REQUIREMENTS:
Pick out every line that holds the string "this" and copy it.

==== EXCERPTED RECORDS

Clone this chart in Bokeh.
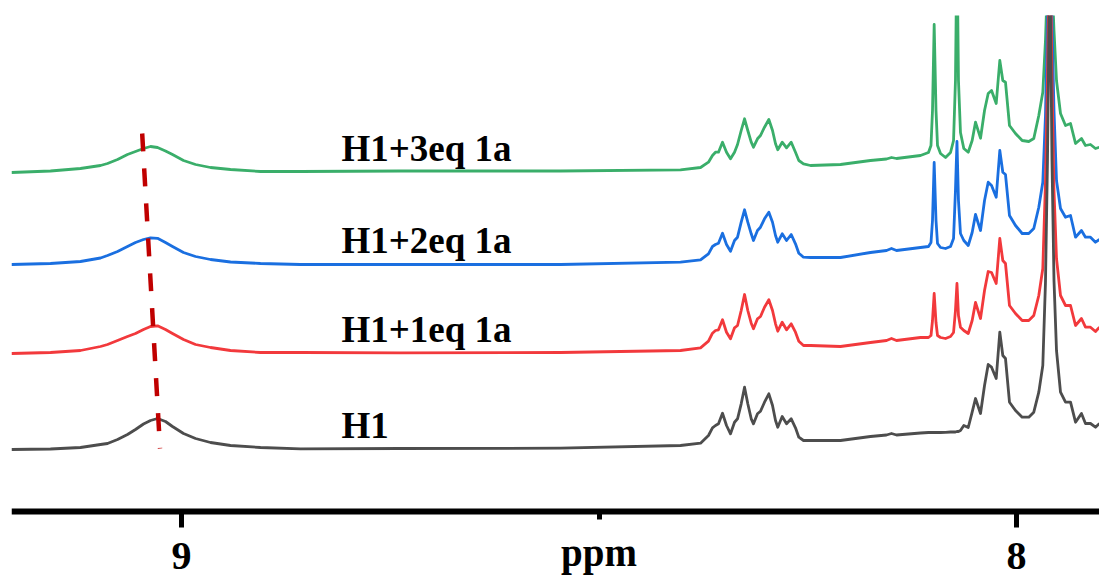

========
==== EXCERPTED RECORDS

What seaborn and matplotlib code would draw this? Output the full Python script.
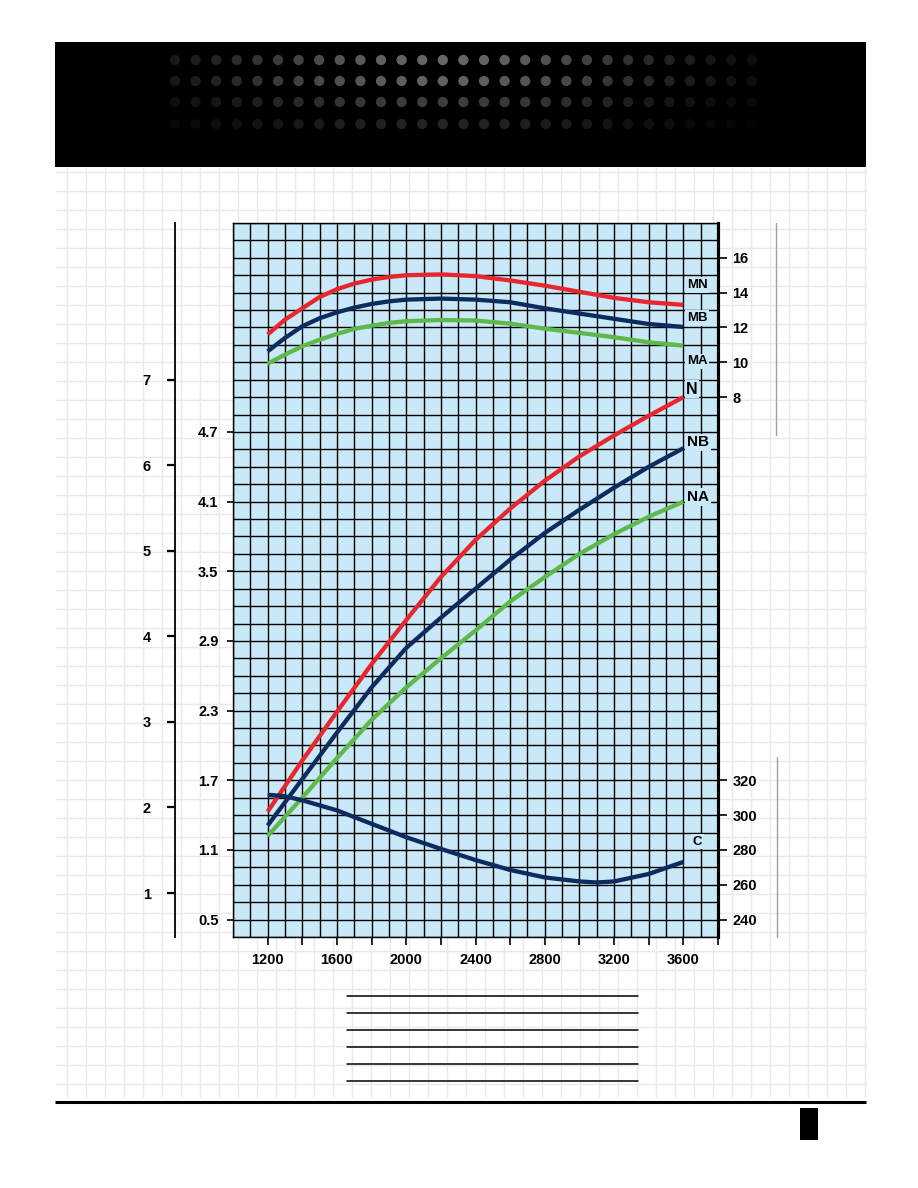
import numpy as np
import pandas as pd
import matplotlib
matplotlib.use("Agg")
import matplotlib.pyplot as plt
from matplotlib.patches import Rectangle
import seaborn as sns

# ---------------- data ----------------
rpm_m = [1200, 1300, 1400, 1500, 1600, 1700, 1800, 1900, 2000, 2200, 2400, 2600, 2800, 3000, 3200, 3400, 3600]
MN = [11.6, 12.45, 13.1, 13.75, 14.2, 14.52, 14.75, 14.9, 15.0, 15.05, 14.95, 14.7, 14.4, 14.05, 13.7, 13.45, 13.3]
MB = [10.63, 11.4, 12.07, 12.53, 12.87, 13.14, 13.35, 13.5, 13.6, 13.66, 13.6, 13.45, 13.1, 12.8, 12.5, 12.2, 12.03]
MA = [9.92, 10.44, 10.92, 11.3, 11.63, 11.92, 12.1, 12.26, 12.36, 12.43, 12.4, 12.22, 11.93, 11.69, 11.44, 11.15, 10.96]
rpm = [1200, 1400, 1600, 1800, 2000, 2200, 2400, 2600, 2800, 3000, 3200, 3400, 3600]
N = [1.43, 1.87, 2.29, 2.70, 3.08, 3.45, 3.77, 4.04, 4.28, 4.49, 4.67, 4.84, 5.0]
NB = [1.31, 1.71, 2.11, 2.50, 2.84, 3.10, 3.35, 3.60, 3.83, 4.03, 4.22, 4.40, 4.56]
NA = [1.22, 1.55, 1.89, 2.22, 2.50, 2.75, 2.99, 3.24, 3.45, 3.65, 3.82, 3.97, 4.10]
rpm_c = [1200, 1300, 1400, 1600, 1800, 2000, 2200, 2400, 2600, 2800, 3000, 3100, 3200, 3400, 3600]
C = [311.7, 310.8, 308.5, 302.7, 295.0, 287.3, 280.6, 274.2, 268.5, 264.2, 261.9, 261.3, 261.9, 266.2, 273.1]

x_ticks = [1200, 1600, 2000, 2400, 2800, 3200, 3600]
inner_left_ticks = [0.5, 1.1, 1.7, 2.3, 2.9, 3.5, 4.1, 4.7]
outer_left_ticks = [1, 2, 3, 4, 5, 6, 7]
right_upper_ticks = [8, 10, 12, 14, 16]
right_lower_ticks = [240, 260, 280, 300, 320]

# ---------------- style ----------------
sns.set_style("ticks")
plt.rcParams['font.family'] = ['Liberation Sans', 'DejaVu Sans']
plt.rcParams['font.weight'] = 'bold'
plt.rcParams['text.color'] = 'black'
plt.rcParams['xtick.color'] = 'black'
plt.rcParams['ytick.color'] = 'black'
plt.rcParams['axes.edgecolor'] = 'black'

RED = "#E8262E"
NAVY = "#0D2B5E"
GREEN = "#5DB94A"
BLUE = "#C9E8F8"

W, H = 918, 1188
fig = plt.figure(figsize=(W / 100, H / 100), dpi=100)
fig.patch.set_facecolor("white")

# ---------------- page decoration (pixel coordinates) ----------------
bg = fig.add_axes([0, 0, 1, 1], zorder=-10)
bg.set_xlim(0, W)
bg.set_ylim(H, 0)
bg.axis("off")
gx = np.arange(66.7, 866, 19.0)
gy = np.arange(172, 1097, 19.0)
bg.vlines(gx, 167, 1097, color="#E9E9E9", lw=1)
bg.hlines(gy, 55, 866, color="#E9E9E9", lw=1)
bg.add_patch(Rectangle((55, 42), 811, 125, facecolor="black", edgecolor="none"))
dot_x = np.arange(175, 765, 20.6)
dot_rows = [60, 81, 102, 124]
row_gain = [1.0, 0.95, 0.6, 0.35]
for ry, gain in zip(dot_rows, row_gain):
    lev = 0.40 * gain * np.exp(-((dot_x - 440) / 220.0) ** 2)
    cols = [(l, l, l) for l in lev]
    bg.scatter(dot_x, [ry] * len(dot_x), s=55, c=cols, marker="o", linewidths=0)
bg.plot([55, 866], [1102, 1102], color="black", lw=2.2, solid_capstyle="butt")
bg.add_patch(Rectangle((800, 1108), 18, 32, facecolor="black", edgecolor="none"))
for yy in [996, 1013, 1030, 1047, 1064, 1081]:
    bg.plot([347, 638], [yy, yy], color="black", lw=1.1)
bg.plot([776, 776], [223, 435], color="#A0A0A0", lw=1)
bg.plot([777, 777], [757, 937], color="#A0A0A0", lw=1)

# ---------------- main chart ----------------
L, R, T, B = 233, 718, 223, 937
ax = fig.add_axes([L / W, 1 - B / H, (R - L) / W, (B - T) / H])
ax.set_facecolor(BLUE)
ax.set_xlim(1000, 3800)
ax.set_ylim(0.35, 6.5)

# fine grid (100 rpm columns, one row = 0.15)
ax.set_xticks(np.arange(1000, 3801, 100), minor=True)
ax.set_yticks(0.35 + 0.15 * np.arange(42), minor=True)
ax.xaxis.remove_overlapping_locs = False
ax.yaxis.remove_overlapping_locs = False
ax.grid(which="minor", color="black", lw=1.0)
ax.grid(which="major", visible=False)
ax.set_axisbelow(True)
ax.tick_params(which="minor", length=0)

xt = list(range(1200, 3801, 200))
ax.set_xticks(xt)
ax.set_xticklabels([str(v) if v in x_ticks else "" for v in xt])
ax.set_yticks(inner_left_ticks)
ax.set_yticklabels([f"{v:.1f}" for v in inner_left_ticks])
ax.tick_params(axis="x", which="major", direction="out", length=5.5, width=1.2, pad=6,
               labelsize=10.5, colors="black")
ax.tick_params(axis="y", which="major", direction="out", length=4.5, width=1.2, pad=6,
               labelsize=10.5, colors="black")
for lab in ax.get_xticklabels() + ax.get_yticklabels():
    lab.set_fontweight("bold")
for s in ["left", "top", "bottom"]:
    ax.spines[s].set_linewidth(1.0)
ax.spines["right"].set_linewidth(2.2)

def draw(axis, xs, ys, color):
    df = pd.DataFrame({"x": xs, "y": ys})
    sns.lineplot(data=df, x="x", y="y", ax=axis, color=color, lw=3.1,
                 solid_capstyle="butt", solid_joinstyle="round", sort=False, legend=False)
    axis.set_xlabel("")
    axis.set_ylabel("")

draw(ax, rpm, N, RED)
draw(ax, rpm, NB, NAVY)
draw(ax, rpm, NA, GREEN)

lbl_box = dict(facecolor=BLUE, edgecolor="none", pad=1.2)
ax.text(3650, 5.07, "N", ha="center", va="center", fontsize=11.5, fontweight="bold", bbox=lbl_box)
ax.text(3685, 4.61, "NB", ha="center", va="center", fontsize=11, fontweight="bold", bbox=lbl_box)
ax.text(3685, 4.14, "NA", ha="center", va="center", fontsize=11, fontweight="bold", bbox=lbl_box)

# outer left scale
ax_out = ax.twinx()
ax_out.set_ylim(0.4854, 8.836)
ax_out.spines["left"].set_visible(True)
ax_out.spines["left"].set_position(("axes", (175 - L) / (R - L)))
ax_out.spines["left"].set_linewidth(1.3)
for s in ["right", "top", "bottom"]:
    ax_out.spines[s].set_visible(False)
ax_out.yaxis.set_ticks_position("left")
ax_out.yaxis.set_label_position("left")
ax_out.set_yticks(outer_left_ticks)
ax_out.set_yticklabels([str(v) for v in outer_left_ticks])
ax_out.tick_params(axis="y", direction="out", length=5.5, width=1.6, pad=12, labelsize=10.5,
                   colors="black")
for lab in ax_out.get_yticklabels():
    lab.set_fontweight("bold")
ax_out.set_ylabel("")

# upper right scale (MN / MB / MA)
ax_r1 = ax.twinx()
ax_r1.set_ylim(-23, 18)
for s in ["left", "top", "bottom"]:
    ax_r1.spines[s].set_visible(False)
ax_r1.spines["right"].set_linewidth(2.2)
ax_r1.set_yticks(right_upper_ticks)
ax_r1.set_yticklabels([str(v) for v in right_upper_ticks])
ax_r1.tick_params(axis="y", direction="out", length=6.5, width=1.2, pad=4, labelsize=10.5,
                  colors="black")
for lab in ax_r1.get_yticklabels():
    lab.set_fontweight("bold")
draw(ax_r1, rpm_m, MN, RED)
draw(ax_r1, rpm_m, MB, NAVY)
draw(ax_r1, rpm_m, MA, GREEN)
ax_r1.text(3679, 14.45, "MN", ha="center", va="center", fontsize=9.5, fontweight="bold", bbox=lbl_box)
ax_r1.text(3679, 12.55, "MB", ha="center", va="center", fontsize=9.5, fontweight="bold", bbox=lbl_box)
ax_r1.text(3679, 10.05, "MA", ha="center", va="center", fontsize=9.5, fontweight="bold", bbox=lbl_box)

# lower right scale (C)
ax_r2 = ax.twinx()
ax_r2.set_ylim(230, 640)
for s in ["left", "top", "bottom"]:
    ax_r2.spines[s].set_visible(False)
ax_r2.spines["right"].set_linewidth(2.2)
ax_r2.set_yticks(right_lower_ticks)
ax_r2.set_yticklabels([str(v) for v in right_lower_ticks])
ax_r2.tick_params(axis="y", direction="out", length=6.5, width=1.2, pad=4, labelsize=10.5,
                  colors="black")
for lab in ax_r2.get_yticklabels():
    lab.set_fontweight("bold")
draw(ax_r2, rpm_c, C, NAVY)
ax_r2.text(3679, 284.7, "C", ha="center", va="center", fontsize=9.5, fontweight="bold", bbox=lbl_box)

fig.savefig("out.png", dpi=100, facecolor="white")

========

SOLUTION:
Clone this chart in Bokeh.
What seaborn and matplotlib code would draw this? Output the full Python script.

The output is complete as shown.